I hesitate to call Dennis Ingolfsland, of The Recliner Commentaries, a “fellow librarian,” since he’s the real thing and I’m an on-the-job-trained poseur. But I know enough to recommend this piece about the American Library Association’s “Banned Books Week.”
The fact is that there are no banned books in America. Maybe I missed it but I don’t recall seeing any articles in the Library Journal or American Libraries protesting that other religion and those other countries which really do ban books.
(Picture credit: Jupiter Images)
I’m consistently surprised when people mistake the “censorship” of the free market with the censorship that comes from oppressive governments. Having no one want to buy or stock a particular piece of work isn’t the same as being beaten with rubber hoses by the secret police for writing it. Those who confuse the two need to watch The Lives of Others.
I heard about that movie. I’d like to see it sometime. I’ll bet the kid in the image above is reading The Catcher in the Rye or something boring like that.

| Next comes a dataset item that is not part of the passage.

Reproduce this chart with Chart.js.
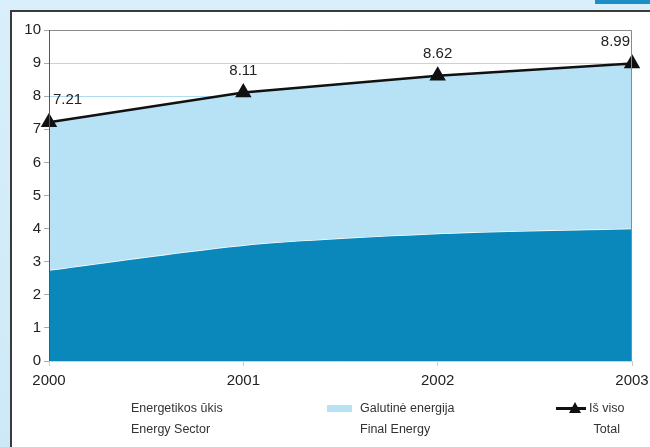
<!DOCTYPE html>
<html>
<head>
<meta charset="utf-8">
<script src="https://cdn.jsdelivr.net/npm/chart.js@4"></script>
<style>
  html, body { margin: 0; padding: 0; }
  body {
    width: 650px; height: 447px; overflow: hidden; position: relative;
    background: linear-gradient(to bottom, #d9effb, #cde9f8);
    font-family: "Liberation Sans", Arial, sans-serif;
  }
  #topbar { position: absolute; left: 595px; top: 0; width: 60px; height: 4px; background: #1b8fc6; }
  #panel {
    position: absolute; left: 10px; top: 10px; width: 660px; height: 460px;
    background: #fff; border: 2px solid #3a3a3a; box-sizing: border-box;
  }
  #wrap { position: absolute; left: 0; top: 0; width: 650px; height: 447px; }
  .lg { position: absolute; font-size: 12.5px; color: #333; line-height: 21px; white-space: nowrap; }
  .sw { position: absolute; }
</style>
</head>
<body>
<div id="topbar"></div>
<div id="panel"></div>
<div id="wrap"><canvas id="c" width="650" height="447"></canvas></div>

<div class="lg" style="left:131px; top:398px;">Energetikos ūkis<br>Energy Sector</div>
<div class="sw" style="left:327px; top:405px; width:25px; height:7px; background:#b7e2f6;"></div>
<div class="lg" style="left:360px; top:398px;">Galutinė energija<br>Final Energy</div>
<svg class="sw" style="left:556px; top:401px;" width="30" height="14">
  <line x1="0" y1="7.5" x2="30" y2="7.5" stroke="#111" stroke-width="3"/>
  <polygon points="19,1 25,12 13,12" fill="#111"/>
</svg>
<div class="lg" style="left:589px; top:398px; text-align:center;">Iš viso<br>Total</div>

<script>
const years = ["2000", "2001", "2002", "2003"];
const energySector = [2.75, 3.5, 3.85, 4.0];
const total = [7.21, 8.11, 8.62, 8.99];

// labels over the total line, kept inside the plot
const valueLabels = {
  id: "valueLabels",
  afterDatasetsDraw(chart) {
    const ctx = chart.ctx;
    const area = chart.chartArea;
    const meta = chart.getDatasetMeta(1);
    ctx.save();
    ctx.font = "15px 'Liberation Sans', Arial, sans-serif";
    ctx.fillStyle = "#222";
    ctx.textAlign = "center";
    ctx.textBaseline = "middle";
    meta.data.forEach((pt, i) => {
      const txt = total[i].toFixed(2);
      const w = ctx.measureText(txt).width;
      let x = pt.x;
      x = Math.max(x, area.left + 4 + w / 2);
      x = Math.min(x, area.right - 2 - w / 2);
      ctx.fillText(txt, x, pt.y - 22);
    });
    ctx.restore();
  }
};

// gray frame round the plot
const plotFrame = {
  id: "plotFrame",
  afterDraw(chart) {
    const a = chart.chartArea;
    const ctx = chart.ctx;
    ctx.save();
    ctx.strokeStyle = "#8a8a8a";
    ctx.lineWidth = 1;
    ctx.beginPath();
    ctx.moveTo(a.left, a.top + 0.5);
    ctx.lineTo(a.right - 0.5, a.top + 0.5);
    ctx.lineTo(a.right - 0.5, a.bottom);
    ctx.stroke();
    ctx.strokeStyle = "#555";
    ctx.beginPath();
    ctx.moveTo(a.left + 0.5, a.top);
    ctx.lineTo(a.left + 0.5, a.bottom);
    ctx.stroke();
    ctx.restore();
  }
};

new Chart(document.getElementById("c"), {
  type: "line",
  data: {
    labels: years,
    datasets: [
      {
        label: "Energetikos ūkis",
        data: energySector,
        borderColor: "#ffffff",
        borderWidth: 1.5,
        backgroundColor: "#0a88bb",
        fill: "origin",
        pointRadius: 0,
        tension: 0.25,
        order: 2
      },
      {
        label: "Iš viso",
        data: total,
        borderColor: "#111",
        borderWidth: 2.5,
        backgroundColor: "#b7e2f6",
        fill: "-1",
        pointStyle: "triangle",
        pointRadius: 7,
        pointBackgroundColor: "#111",
        pointBorderColor: "#111",
        tension: 0,
        order: 1
      }
    ]
  },
  options: {
    responsive: false,
    animation: false,
    layout: { padding: { left: 12, right: 18, top: 30, bottom: 56 } },
    plugins: { legend: { display: false }, tooltip: { enabled: false } },
    scales: {
      x: {
        offset: false,
        grid: { drawOnChartArea: false, tickLength: 5, color: "#ccc" },
        border: { display: false },
        ticks: { color: "#222", padding: 6, maxRotation: 0, font: { size: 15, family: "'Liberation Sans', Arial, sans-serif" } },
        afterFit(s) { s.height = 30; s.paddingLeft = 0; s.paddingRight = 0; }
      },
      y: {
        min: 0, max: 10,
        grid: { color: "#b0dcf2", tickColor: "#aaa", tickLength: 5 },
        border: { display: false },
        ticks: { stepSize: 1, color: "#222", padding: 3, font: { size: 15, family: "'Liberation Sans', Arial, sans-serif" } },
        afterFit(s) { s.width = 37; s.paddingTop = 0; s.paddingBottom = 0; }
      }
    }
  },
  plugins: [valueLabels, plotFrame]
});
</script>
</body>
</html>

I think the distinction is sometimes drawn when books are popular within a large minority at a local level (say, a small town’s public library) but are banned or eliminated (from that public library, though not, of course, from bookstores and private libraries) as the result of another, ideologically-motivated minority or majority group.
The argument, as far as I can tell, is that the government is blocking a supply of an in-demand book on ideological grounds. (Which is pretty much the job description of a librarian, assuming he or she doesn’t work for the Library of Congress, and assuming Marx is right and that everything involves ideology.) But of course librarians do the job silently, with book selection, whereas small-town legislation is generally noisy, and involves protesting books that are already there.
But with book prices being what they are, it is hard to see how that means anyone who really wanted to read the book would be blocked from doing so. Interlibrary loans are, for the most part, rather cheap if not free.
“Banned Books Week” always struck me as an exercise in vanity; an opportunity for librarians to congratulate themselves for their “courage” in standing up against us nasty, puritanical, Christian book-burners. Their silence about regimes where books are really banned tells me everything I need to know about their courage.